Task goal:
Pull out every line below holding the word "this".

(Stored records)
☆ ☆ ☆ ☆ ☆ ☆ ☆
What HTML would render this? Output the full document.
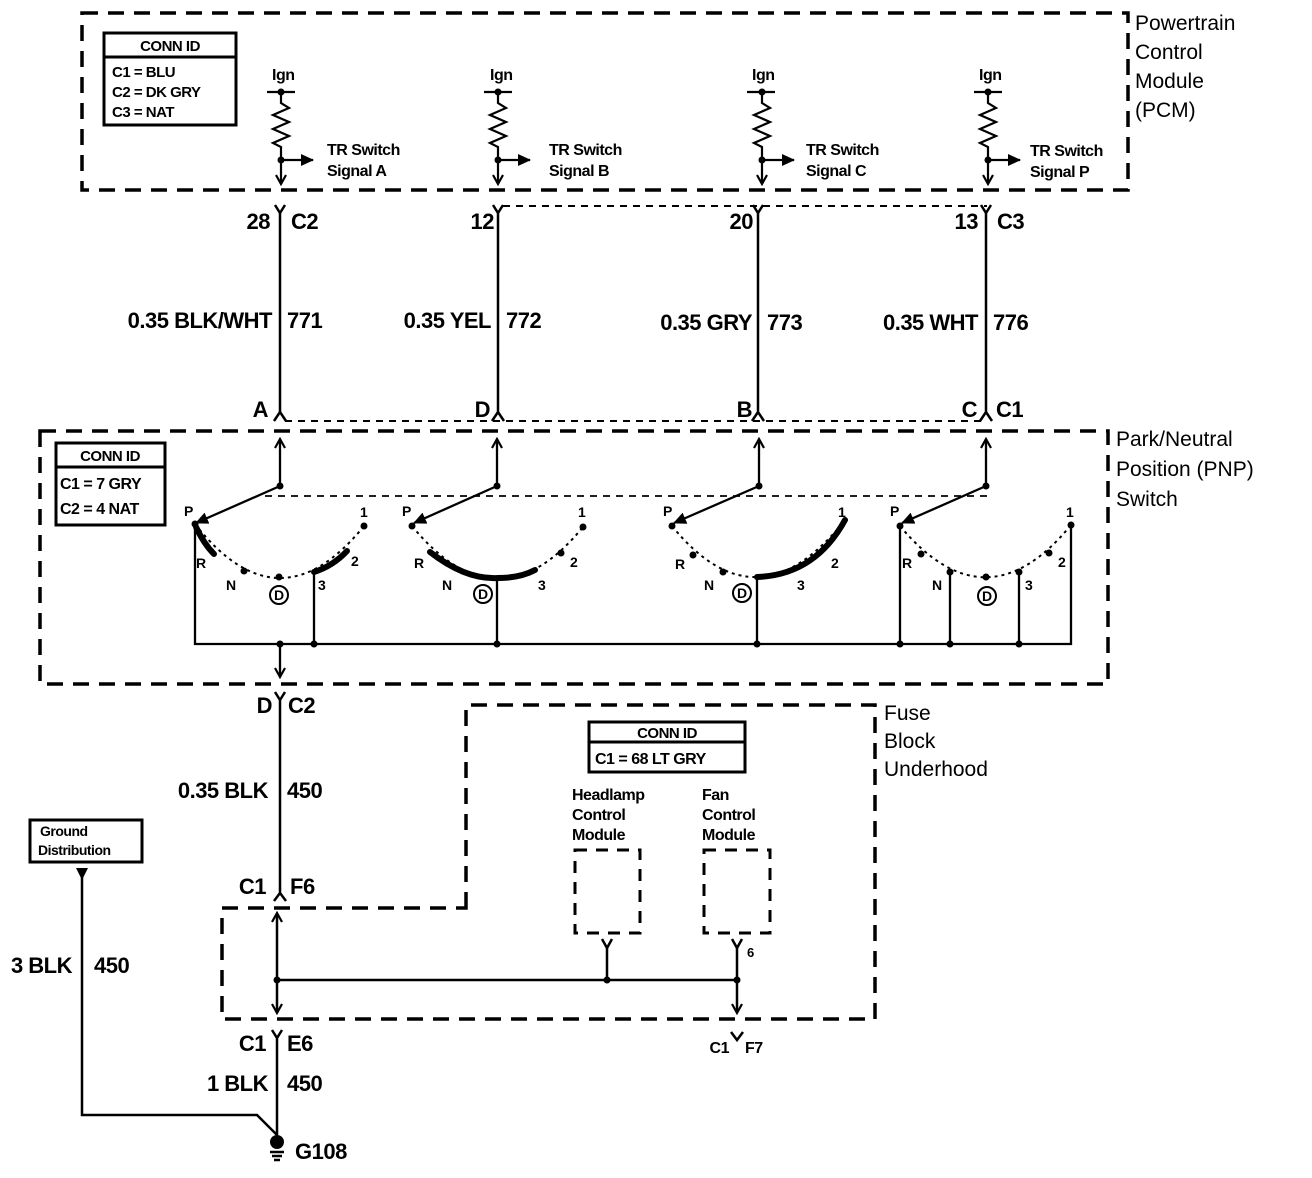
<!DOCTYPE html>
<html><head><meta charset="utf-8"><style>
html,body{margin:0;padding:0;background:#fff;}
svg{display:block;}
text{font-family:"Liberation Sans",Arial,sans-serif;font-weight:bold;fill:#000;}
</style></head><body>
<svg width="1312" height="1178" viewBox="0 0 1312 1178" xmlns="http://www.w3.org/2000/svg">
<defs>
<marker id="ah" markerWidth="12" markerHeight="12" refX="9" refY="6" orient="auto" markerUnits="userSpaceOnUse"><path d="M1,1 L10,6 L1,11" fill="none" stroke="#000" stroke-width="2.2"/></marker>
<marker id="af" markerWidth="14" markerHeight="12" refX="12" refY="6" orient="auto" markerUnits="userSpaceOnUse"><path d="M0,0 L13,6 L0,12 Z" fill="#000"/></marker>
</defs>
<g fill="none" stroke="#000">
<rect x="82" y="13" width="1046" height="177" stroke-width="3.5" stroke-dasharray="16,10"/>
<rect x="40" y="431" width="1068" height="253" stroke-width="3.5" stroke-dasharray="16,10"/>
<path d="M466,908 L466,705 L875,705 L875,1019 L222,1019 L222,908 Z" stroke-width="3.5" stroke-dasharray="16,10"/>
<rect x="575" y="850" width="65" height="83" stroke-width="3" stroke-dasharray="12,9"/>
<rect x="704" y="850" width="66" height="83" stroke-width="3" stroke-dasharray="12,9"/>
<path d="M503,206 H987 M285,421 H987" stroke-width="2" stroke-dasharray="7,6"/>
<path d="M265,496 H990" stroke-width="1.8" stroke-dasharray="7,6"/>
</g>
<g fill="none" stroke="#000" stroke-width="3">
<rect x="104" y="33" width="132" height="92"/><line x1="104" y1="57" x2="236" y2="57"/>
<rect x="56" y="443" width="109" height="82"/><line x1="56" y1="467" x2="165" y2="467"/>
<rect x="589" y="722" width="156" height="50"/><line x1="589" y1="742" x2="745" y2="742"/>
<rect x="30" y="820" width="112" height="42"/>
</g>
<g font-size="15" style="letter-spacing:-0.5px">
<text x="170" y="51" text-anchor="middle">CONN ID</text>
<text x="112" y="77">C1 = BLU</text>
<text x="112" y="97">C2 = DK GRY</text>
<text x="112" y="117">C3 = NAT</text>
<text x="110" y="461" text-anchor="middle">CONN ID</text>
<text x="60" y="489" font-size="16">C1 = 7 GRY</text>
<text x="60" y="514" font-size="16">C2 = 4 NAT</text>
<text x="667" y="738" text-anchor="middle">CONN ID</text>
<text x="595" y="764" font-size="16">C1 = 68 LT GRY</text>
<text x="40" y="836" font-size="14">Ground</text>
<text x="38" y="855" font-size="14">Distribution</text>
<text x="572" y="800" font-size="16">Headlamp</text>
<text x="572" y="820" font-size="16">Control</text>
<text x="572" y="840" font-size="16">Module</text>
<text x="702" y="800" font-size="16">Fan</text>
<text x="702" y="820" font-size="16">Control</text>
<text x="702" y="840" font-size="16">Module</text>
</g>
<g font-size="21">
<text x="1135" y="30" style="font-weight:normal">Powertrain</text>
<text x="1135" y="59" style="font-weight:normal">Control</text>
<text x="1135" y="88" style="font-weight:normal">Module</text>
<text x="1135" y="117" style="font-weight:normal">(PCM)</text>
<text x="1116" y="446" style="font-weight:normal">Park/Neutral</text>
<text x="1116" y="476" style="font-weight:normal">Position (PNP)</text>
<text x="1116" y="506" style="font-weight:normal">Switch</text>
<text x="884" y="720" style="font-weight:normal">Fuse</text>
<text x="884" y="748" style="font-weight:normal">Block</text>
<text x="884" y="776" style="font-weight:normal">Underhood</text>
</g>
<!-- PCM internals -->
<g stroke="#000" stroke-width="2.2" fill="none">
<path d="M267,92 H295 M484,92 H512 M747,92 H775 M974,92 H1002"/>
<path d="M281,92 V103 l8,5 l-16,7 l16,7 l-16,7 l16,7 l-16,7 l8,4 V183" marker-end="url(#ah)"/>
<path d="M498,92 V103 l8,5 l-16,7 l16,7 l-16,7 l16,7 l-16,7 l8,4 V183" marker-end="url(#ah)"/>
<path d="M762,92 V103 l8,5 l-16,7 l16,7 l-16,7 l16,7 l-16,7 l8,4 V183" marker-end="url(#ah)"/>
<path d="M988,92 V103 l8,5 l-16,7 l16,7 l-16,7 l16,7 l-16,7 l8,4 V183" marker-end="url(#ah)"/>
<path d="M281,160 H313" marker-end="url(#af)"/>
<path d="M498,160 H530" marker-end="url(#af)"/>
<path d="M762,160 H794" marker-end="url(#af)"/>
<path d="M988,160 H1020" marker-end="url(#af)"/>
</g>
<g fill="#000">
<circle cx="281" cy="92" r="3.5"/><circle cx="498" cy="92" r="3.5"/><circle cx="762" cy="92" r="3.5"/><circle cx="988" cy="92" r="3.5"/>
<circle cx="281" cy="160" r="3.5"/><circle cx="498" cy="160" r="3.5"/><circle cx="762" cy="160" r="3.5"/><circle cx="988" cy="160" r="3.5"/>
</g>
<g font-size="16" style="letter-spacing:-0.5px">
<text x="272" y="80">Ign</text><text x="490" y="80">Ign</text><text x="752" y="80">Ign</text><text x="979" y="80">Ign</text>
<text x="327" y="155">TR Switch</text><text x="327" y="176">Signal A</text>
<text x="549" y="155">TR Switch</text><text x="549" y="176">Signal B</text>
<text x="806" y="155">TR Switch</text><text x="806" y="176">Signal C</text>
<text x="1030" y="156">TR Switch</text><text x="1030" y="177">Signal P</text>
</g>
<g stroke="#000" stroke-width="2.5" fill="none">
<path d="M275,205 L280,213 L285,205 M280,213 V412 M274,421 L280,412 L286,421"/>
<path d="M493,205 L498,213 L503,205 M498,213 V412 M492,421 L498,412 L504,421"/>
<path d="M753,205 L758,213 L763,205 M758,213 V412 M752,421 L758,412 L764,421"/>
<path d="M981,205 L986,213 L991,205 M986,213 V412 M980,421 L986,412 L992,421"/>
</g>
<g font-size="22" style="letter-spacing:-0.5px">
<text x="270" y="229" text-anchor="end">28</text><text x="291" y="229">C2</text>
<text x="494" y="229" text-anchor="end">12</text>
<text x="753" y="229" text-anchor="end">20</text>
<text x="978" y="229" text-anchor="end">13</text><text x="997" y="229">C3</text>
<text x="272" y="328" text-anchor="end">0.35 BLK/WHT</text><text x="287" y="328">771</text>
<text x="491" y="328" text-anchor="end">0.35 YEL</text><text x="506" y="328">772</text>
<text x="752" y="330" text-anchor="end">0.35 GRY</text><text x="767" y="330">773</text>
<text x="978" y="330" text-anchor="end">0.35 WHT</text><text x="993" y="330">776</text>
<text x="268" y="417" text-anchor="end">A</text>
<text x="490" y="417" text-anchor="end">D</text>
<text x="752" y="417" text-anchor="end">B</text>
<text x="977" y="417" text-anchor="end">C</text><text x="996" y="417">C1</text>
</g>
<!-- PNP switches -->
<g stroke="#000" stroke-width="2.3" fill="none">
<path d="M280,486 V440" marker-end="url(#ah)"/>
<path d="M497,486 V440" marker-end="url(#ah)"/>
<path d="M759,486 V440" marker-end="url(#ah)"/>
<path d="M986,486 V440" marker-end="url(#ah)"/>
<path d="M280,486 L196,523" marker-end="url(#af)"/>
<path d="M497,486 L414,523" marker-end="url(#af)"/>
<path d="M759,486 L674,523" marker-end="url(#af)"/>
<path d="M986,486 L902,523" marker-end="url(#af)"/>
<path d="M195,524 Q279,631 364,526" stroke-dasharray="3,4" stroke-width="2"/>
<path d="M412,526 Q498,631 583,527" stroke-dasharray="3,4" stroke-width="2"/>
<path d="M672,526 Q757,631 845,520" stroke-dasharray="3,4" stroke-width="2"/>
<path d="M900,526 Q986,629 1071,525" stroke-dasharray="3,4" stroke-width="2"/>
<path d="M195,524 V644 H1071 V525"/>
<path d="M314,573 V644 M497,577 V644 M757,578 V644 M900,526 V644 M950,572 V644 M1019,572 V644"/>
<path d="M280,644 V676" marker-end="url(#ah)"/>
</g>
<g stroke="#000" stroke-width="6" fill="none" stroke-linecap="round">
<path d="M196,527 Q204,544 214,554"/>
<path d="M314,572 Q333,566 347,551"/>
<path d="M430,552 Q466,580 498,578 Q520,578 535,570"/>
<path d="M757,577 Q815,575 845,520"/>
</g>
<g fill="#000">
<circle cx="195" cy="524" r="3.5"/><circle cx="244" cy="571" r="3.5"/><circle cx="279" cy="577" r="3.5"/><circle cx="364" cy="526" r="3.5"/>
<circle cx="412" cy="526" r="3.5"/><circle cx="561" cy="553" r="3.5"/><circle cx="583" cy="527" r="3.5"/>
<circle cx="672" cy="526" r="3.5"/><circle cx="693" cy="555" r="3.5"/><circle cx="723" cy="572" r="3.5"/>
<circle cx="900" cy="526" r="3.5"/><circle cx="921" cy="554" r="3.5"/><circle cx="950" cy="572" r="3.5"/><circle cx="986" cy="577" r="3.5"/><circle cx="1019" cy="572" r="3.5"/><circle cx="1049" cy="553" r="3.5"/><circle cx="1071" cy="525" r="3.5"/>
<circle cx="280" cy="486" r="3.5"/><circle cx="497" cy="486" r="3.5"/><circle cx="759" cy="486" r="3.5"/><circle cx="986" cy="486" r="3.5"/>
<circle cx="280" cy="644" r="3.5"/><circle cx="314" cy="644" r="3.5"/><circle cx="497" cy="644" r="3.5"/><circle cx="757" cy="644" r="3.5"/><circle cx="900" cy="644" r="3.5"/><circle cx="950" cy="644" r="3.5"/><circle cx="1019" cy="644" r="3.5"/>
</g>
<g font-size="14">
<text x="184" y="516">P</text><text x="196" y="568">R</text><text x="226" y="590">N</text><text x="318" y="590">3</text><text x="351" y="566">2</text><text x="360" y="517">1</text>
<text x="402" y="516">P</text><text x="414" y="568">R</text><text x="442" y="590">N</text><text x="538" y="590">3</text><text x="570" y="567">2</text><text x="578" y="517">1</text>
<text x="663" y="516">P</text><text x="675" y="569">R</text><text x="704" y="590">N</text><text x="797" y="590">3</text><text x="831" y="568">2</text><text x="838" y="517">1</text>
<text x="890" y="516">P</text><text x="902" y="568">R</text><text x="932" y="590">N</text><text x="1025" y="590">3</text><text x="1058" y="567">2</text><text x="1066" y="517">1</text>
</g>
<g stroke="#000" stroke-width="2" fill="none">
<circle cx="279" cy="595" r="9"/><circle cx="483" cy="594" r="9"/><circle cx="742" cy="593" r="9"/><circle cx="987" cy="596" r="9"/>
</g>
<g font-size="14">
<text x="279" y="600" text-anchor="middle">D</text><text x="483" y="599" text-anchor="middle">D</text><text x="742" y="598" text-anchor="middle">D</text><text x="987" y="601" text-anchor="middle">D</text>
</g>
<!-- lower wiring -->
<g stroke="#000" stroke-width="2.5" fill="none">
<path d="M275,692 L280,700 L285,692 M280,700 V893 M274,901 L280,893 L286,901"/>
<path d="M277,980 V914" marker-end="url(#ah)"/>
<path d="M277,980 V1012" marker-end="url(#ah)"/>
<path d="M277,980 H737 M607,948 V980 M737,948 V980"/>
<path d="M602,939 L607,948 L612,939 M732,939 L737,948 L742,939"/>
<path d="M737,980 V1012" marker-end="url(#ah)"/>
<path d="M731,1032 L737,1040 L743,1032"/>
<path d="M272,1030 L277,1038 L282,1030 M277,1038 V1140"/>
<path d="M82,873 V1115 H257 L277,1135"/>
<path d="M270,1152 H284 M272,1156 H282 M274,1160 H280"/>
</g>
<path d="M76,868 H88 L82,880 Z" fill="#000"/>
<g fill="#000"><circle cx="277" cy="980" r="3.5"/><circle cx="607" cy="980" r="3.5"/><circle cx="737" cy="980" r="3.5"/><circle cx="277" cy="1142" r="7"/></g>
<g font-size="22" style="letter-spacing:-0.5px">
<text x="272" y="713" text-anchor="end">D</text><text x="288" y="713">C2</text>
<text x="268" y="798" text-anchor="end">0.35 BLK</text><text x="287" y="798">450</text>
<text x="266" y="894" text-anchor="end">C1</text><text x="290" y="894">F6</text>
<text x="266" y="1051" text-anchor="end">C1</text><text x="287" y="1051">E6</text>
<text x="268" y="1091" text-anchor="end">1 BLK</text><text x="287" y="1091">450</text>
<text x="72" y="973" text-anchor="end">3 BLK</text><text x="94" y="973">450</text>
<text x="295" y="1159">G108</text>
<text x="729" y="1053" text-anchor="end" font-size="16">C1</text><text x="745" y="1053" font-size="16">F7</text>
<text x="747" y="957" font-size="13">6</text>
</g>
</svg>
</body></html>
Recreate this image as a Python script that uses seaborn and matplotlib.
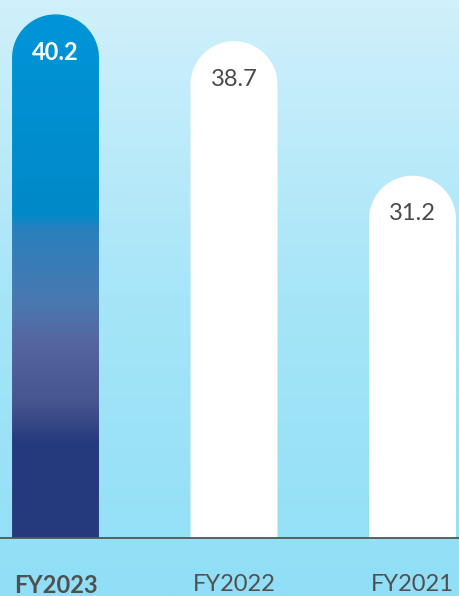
☆ ☆ ☆ ☆ ☆ ☆ ☆
Response:
What HTML would render this? Output the full document.
Recreate this image as a Python script that uses seaborn and matplotlib.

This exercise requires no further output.